Alles klar, Herr Kommissar? In diesem Fall muss man zugeben: Ja. Alles klar. Die Opfer – bekannt, zu gute Bekannte kann man schon fast sagen. Auch die Täter haben schon bald eine Namensschild um den Hals hängen. Also, alles klar! Und wie soll man daraus nun einen spannenden Krimi machen?
Commissario Vittorio Spotorno ist dafür genau der richtige Mann. Sein Revier ist Palermo. Seine Klientel sind die Mörder, die der Stadt ihr unverkennbares Klischee bescheren. Doch Vittorio Spotorno ist mehr als eine Spürnase, die jeden Fall löst, jeden Killer zu Fall bringt. Er sinniert gern über das Leben in der Stadt, die er so liebt und die so vielen ins Gesicht spuckt.
Fünf Menschen hat sie bereits ins Gesicht gespuckt. Sie sind tot. Die Morde hängen zusammen. So viel steht fest. Und jeder Zeuge, die stummen wie die lautstarken hat seine eigene Version. Soll Vittorio Spotorno nun alle Puzzleteile zusammenfügen, um vor seinem Chef das perfekt ausgeleuchtete Bild nicht perfekter Morde auszustellen? No. Ihm geht es vielmehr darum die genauen Tathergänge zu eruieren. Das ist seine Aufgabe, seine Passion. Schon als kleiner Junge wollte er Polizist werden. Nun ist er es. Und er sieht das so: Wenn man etwas will, es dann auch noch bekommt, muss man es in Ehren halten.
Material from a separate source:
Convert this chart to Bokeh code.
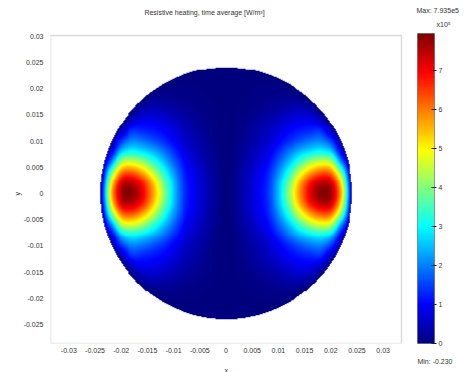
import numpy as np
from bokeh.plotting import figure
from bokeh.models import (LinearColorMapper, ColorBar, FixedTicker, BoxAnnotation,
                          CustomJSTickFormatter, Label, Title, Range1d)
from bokeh.embed import file_html
from bokeh.resources import INLINE

# ---------------- data ----------------
title_text = "Resistive heating, time average [W/m\u00b3]"
max_text = "Max: 7.935e5"
min_text = "Min: -0.230"
scale_text = "x10\u2075"
value_min = -0.230
value_max = 7.935e5
disk_radius_m = 0.024

# visible plot-area limits
x_lo, x_hi = -0.0335, 0.0335
y_lo, y_hi = -0.02863, 0.03016

x_ticks = [-0.03, -0.025, -0.02, -0.015, -0.01, -0.005, 0, 0.005, 0.01, 0.015, 0.02, 0.025, 0.03]
y_ticks = [-0.025, -0.02, -0.015, -0.01, -0.005, 0, 0.005, 0.01, 0.015, 0.02, 0.025, 0.03]
cbar_ticks = [0, 1e5, 2e5, 3e5, 4e5, 5e5, 6e5, 7e5]

# sample positions (mm) of the quarter-disk table (field is mirror symmetric in x and y)
grid_x_mm = [0, 2, 4, 6, 8, 10, 12, 14, 16, 18, 20, 22, 24]
grid_y_mm = [0, 2, 4, 6, 8, 10, 12, 14, 16, 18, 20, 22, 24]
# resistive heating, units of 1e5 W/m^3, rows = y, columns = x
heat_1e5 = [
    [0, 0.20, 0.50, 0.90, 1.40, 2.55, 4.20, 5.75, 7.10, 7.85, 7.60, 5.25, 0.50],  # y = 0
    [0, 0.20, 0.50, 0.88, 1.35, 2.47, 3.90, 5.45, 6.75, 7.40, 7.20, 4.75, 0.35],  # y = 2
    [0, 0.18, 0.45, 0.80, 1.25, 2.15, 3.30, 4.55, 5.60, 6.20, 5.95, 3.60, 0.10],  # y = 4
    [0, 0.14, 0.37, 0.66, 1.02, 1.75, 2.55, 3.40, 4.20, 4.60, 4.30, 1.90, 0],     # y = 6
    [0, 0.10, 0.30, 0.52, 0.82, 1.32, 1.92, 2.42, 2.78, 3.00, 2.55, 0.73, 0],     # y = 8
    [0, 0.07, 0.22, 0.40, 0.62, 0.95, 1.32, 1.62, 1.90, 2.00, 1.40, 0.16, 0],     # y = 10
    [0, 0.05, 0.14, 0.32, 0.50, 0.75, 0.98, 1.15, 1.25, 1.30, 0.45, 0, 0],        # y = 12
    [0, 0.04, 0.10, 0.22, 0.34, 0.52, 0.70, 0.82, 0.85, 0.50, 0, 0, 0],           # y = 14
    [0, 0.03, 0.07, 0.13, 0.20, 0.30, 0.42, 0.50, 0.35, 0.05, 0, 0, 0],           # y = 16
    [0, 0.02, 0.04, 0.07, 0.10, 0.15, 0.18, 0.14, 0.02, 0, 0, 0, 0],              # y = 18
    [0, 0.01, 0.02, 0.04, 0.05, 0.05, 0.03, 0, 0, 0, 0, 0, 0],                    # y = 20
    [0, 0.005, 0.01, 0.01, 0.005, 0, 0, 0, 0, 0, 0, 0, 0],                         # y = 22
    [0, 0, 0, 0, 0, 0, 0, 0, 0, 0, 0, 0, 0],                                       # y = 24
]

# ---------------- build the full disk image (mirror + smooth resampling) ----------------
q = np.array(heat_1e5, dtype=float) * 1e5
q = np.pad(q, ((0, 1), (0, 1)))                 # zero node just outside the disk
full = np.concatenate([q[:, :0:-1], q], axis=1)
full = np.concatenate([full[:0:-1, :], full], axis=0)
step_mm = grid_x_mm[1] - grid_x_mm[0]
node_max_mm = grid_x_mm[-1] + step_mm
n_nodes = full.shape[0]


def catmull_rom_matrix(t, n):
    i = np.floor(t).astype(int)
    f = t - i
    ws = [-0.5 * f**3 + f**2 - 0.5 * f,
          1.5 * f**3 - 2.5 * f**2 + 1,
          -1.5 * f**3 + 2 * f**2 + 0.5 * f,
          0.5 * f**3 - 0.5 * f**2]
    m = np.zeros((len(t), n))
    rows = np.arange(len(t))
    for k, w in zip((-1, 0, 1, 2), ws):
        np.add.at(m, (rows, np.clip(i + k, 0, n - 1)), w)
    return m


N = 256
R_mm = disk_radius_m * 1000
centers = -R_mm + (np.arange(N) + 0.5) * (2 * R_mm / N)
t = (centers + node_max_mm) / step_mm
M = catmull_rom_matrix(t, n_nodes)
Z = M @ full @ M.T
Z = np.clip(Z, 0, None)
XX, YY = np.meshgrid(centers, centers)
Z[XX**2 + YY**2 > R_mm**2] = np.nan

# ---------------- jet palette ----------------
def jet(n=256):
    out = []
    for v in np.linspace(0, 1, n):
        r = np.clip(1.5 - abs(4 * v - 3), 0, 1)
        g = np.clip(1.5 - abs(4 * v - 2), 0, 1)
        b = np.clip(1.5 - abs(4 * v - 1), 0, 1)
        out.append("#%02x%02x%02x" % (int(r * 255), int(g * 255), int(b * 255)))
    return out

mapper = LinearColorMapper(palette=jet(), low=value_min, high=value_max,
                           nan_color="rgba(0, 0, 0, 0)")

FONT = "Liberation Sans"
FS = "7px"
TXT = "#333333"

# ---------------- geometry (pixels, page coordinates) ----------------
W = 468
LEFT, BOTTOM = 50, 29
PLOT_RIGHT, PLOT_BOTTOM = 401, 343
PX_PER_UNIT = (PLOT_RIGHT - LEFT) / (x_hi - x_lo)
frame_w, frame_h = W - LEFT, PLOT_BOTTOM
x_end = x_lo + frame_w / PX_PER_UNIT
y_end = y_lo + frame_h / PX_PER_UNIT


def px_x(cx):   # page x -> data x
    return x_lo + (cx - LEFT) / PX_PER_UNIT


def px_y(cy):   # page y -> data y
    return y_lo + (PLOT_BOTTOM - cy) / PX_PER_UNIT


p = figure(frame_width=frame_w, frame_height=frame_h,
           x_range=Range1d(x_lo, x_end), y_range=Range1d(y_lo, y_end),
           output_backend="svg", toolbar_location=None, title_location=None,
           min_border_left=LEFT, min_border_right=0, min_border_top=0,
           min_border_bottom=BOTTOM)
p.grid.visible = False
p.outline_line_color = None
p.background_fill_color = "white"
p.border_fill_color = "white"

p.image(image=[Z], x=-disk_radius_m, y=-disk_radius_m,
        dw=2 * disk_radius_m, dh=2 * disk_radius_m, color_mapper=mapper)

p.add_layout(BoxAnnotation(left=x_lo, right=x_hi, bottom=y_lo, top=y_hi,
                           fill_color=None, line_color="#8a8a8a", line_width=1.5))

fmt = CustomJSTickFormatter(code="return String(parseFloat(tick.toFixed(4)));")
p.xaxis.ticker = FixedTicker(ticks=x_ticks)
p.yaxis.ticker = FixedTicker(ticks=y_ticks)
for ax in (p.xaxis[0], p.yaxis[0]):
    ax.formatter = fmt
    ax.axis_line_color = None
    ax.major_tick_line_color = None
    ax.minor_tick_line_color = None
    ax.major_tick_out = 0
    ax.major_tick_in = 0
    ax.minor_tick_out = 0
    ax.minor_tick_in = 0
    ax.major_label_text_font = FONT
    ax.major_label_text_font_size = FS
    ax.major_label_text_color = TXT
p.xaxis.major_label_standoff = 4
p.yaxis.major_label_standoff = 7


def side_title(text, side, align, offset):
    p.add_layout(Title(text=text, align=align, offset=offset, standoff=0,
                       text_font=FONT, text_font_size=FS, text_font_style="normal",
                       text_color=TXT), side)

side_title(min_text, "below", "right", W - 452)
side_title("x", "below", "left", 174)
side_title("y", "left", "left", 148)

cb = ColorBar(color_mapper=mapper, ticker=FixedTicker(ticks=cbar_ticks),
              formatter=CustomJSTickFormatter(code="return (tick / 1e5).toFixed(0);"),
              width=17, height=310, location=(417 - LEFT, 0), padding=0, margin=0,
              major_label_text_font=FONT, major_label_text_font_size=FS,
              major_label_text_color=TXT,
              major_tick_line_color="#222222", major_tick_in=3, major_tick_out=2,
              label_standoff=2, bar_line_color="#444444", bar_line_width=0.5,
              border_line_color=None, background_fill_color=None)
p.add_layout(cb)


def add_label(text, cx, cy, align="left"):
    p.add_layout(Label(x=px_x(cx), y=px_y(cy), text=text, text_font=FONT,
                       text_font_size=FS, text_color=TXT, text_align=align,
                       text_baseline="middle"))

add_label(title_text, 204, 12, "center")
add_label(max_text, 416, 10)
add_label(scale_text, 436, 24)

open("out.html", "w").write(file_html(p, INLINE))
Apropos Ehre. Sizilien, Palermo, Ehre. Da ist man schnell bei Mafia, Omerta, dem Gebot des Schweigens. Santo Piazzese bedauert im Vorwort, dass es immer noch keinen echten Palermo-Roman gibt, der der Hauptstadt Siziliens ein echtes literarisches Gesicht gibt. Es gibt sehr wohl Bücher, die den einen oder anderen Aspekt zum Thema haben und einen Hauch von Palermo-Gefühl vermitteln. Aber eine allumfassende Darstellung der Stadt gibt es bisher noch nicht. Selbst die großen Söhne der Insel Leonardo Sciascia, Luigi Pirandello und Andrea Camilleri haben nicht den einen Palermo-Roman verfasst. Sie waren auch keine Palermitani, stammten aus dem Süden der Insel.
Santo Piazzese nimmt nicht für sich in Anspruch diese Lücke im Bücherregal zu schließen. Aber er verengt die Leerstelle um einen beträchtlichen Teil. Schon auf den ersten Seiten wird die Stadt so greifbar, wie es die meisten Bücher über die Stadt zusammengenommen nicht schaffen. Hier atmet alles. Die zu trocknende Wäsche über den Gassen ist Palermo wie die einzigartige Küche mit ihren fremden Aromen. Und so muss man sich auch diesem Kriminalroman stellen. Es ist der dritte Teil nach „Die Verbrechen in der Via Medina-Sidonia“ und „Das Doppelleben von M. Laurent“. Die Täterjagd rückt niemals ganz in den Vordergrund des Buches. Der stets präsente Commissario, der nur selten dieses nostalgische Klischee vom adretten Ermittler in glänzender Uniform erfüllt, ist einer, dem man alles anvertrauen kann. Mit ihm einen Rundgang durch Palermo zu machen ist eine Reise, die man niemals vergisst.